Records contained in a dataset:
++++++++

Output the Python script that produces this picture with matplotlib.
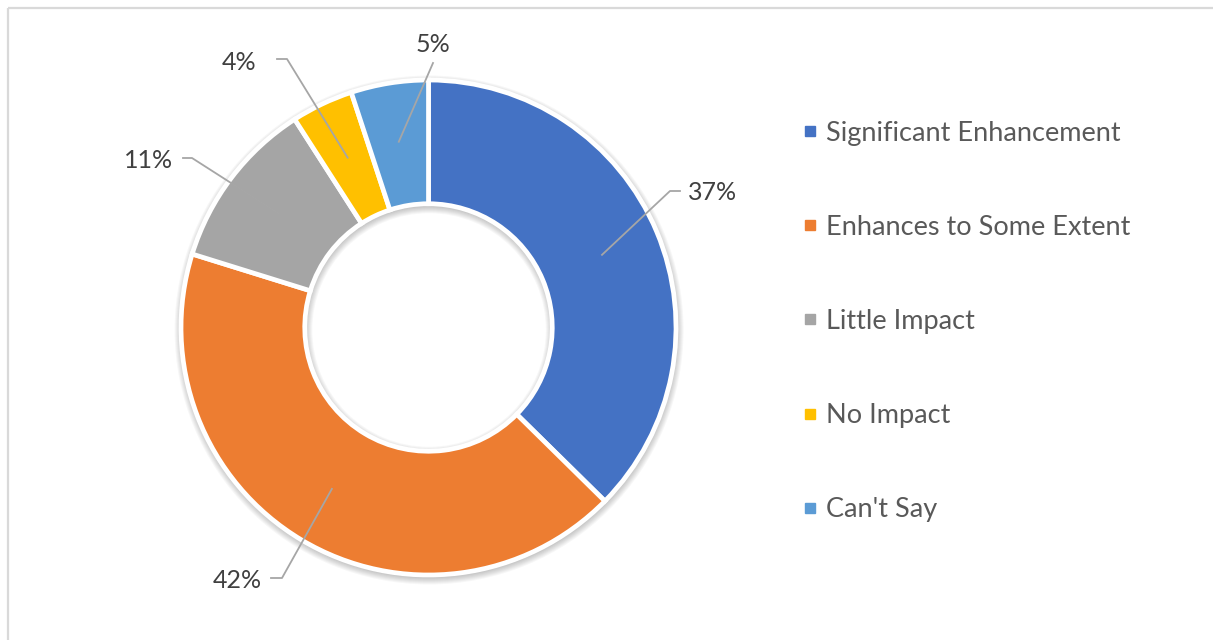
import matplotlib as mpl
mpl.use("agg")
import matplotlib.pyplot as plt
from matplotlib.patches import Wedge
from matplotlib.lines import Line2D
import numpy as np

categories = ["Significant Enhancement", "Enhances to Some Extent", "Little Impact",
              "No Impact", "Can't Say"]
shares = [37, 42, 11, 4, 5]
colors = ["#4472C4", "#ED7D31", "#A5A5A5", "#FFC000", "#5B9BD5"]

plt.rcParams["font.family"] = ["Lato", "DejaVu Sans"]

W, H = 1213, 640
fig = plt.figure(figsize=(W / 100, H / 100), dpi=100)

# chart frame (only top and left edges fall inside the canvas)
fig.add_artist(Line2D([7.5 / W, 7.5 / W], [-0.01, 1 - 8 / H], color="#D9D9D9", lw=1.6,
                      solid_capstyle="butt", transform=fig.transFigure))
fig.add_artist(Line2D([7.5 / W, 1.01], [1 - 8 / H, 1 - 8 / H], color="#D9D9D9", lw=1.6,
                      solid_capstyle="butt", transform=fig.transFigure))

cx, cy, R = 428.5, 327.5, 247.5
ax = fig.add_axes([(cx - R) / W, (H - cy - R) / H, 2 * R / W, 2 * R / H])
ax.set_xlim(-1, 1)
ax.set_ylim(-1, 1)
ax.axis("off")

# soft drop shadow under the ring
px = 1 / R
for s in range(8):
    ax.add_patch(Wedge((0.6 * px, -2.5 * px), 1.0 + s * px, 0, 360,
                       width=0.5 + 2 * s * px, facecolor="black", alpha=0.03,
                       edgecolor="none", zorder=0, clip_on=False))

wedges, _ = ax.pie(shares, colors=colors, startangle=90, counterclock=False,
                   radius=1.0, wedgeprops=dict(width=0.5, edgecolor="white",
                                               linewidth=3.4, zorder=2))
for w in wedges:
    w.set_clip_on(False)
ax.set_xlim(-1, 1)
ax.set_ylim(-1, 1)

# label text anchors (pixels): elbow end, text position, alignment
label_layout = [
    ((680, 191), (670, 191), (688, 193), "left"),
    ((271, 578), (282, 578), (262, 580), "right"),
    ((183, 158), (192, 158), (173, 161), "right"),
    ((277, 59), (287, 59), (256, 62), "right"),
    ((433, 63), None, (433, 45), "center"),
]

def to_data(p):
    return ((p[0] - cx) / R, (cy - p[1]) / R)

for w, val, (end, elbow, txt, ha) in zip(wedges, shares, label_layout):
    mid = np.deg2rad((w.theta1 + w.theta2) / 2)
    anchor = (0.76 * np.cos(mid), 0.76 * np.sin(mid))
    pts = [anchor]
    if elbow is not None:
        pts.append(to_data(elbow))
    pts.append(to_data(end))
    xs, ys = zip(*pts)
    ax.add_line(Line2D(xs, ys, color="#A6A6A6", lw=1.3, zorder=3, clip_on=False))
    tx, ty = to_data(txt)
    ax.text(tx, ty, f"{val}%", ha=ha, va="center", fontsize=18, color="#404040",
            clip_on=False, zorder=4)

handles = [Line2D([], [], marker="s", linestyle="none", markersize=7,
                  markerfacecolor=c, markeredgecolor=c) for c in colors]
fig.legend(handles, categories, loc="upper left", bbox_to_anchor=(791 / W, 1 - 110 / H),
           frameon=False, fontsize=19.5, labelcolor="#595959", handlelength=0.6,
           handletextpad=0.3, labelspacing=2.55, borderaxespad=0)

fig.savefig("out.png", dpi=100)
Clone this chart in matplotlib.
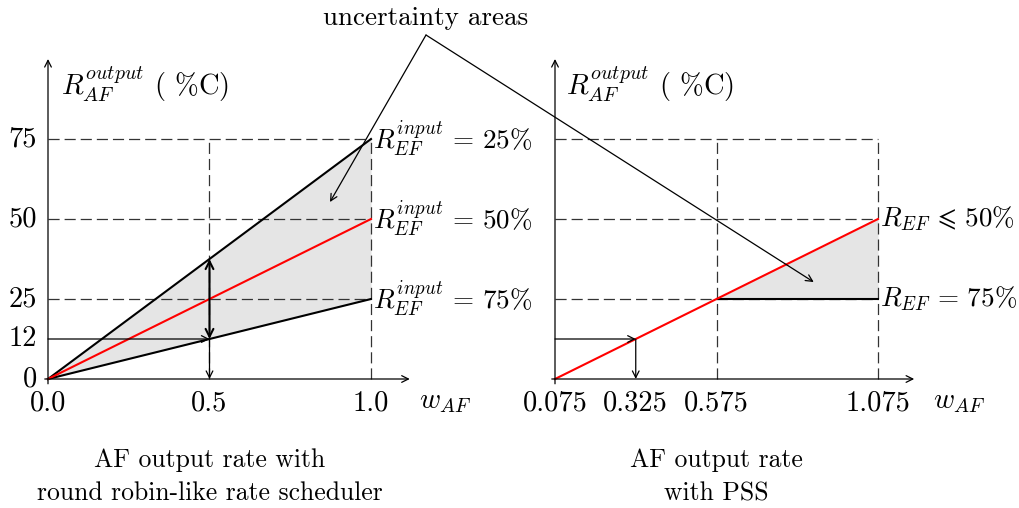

++++++++

■ **WHAT IS REQUIRED**
In the records above, find each line with the word "this" and copy it.

■ **ANSWER FOR THE TASK**
Output the Python script that produces this picture with matplotlib.
Clone this chart in matplotlib.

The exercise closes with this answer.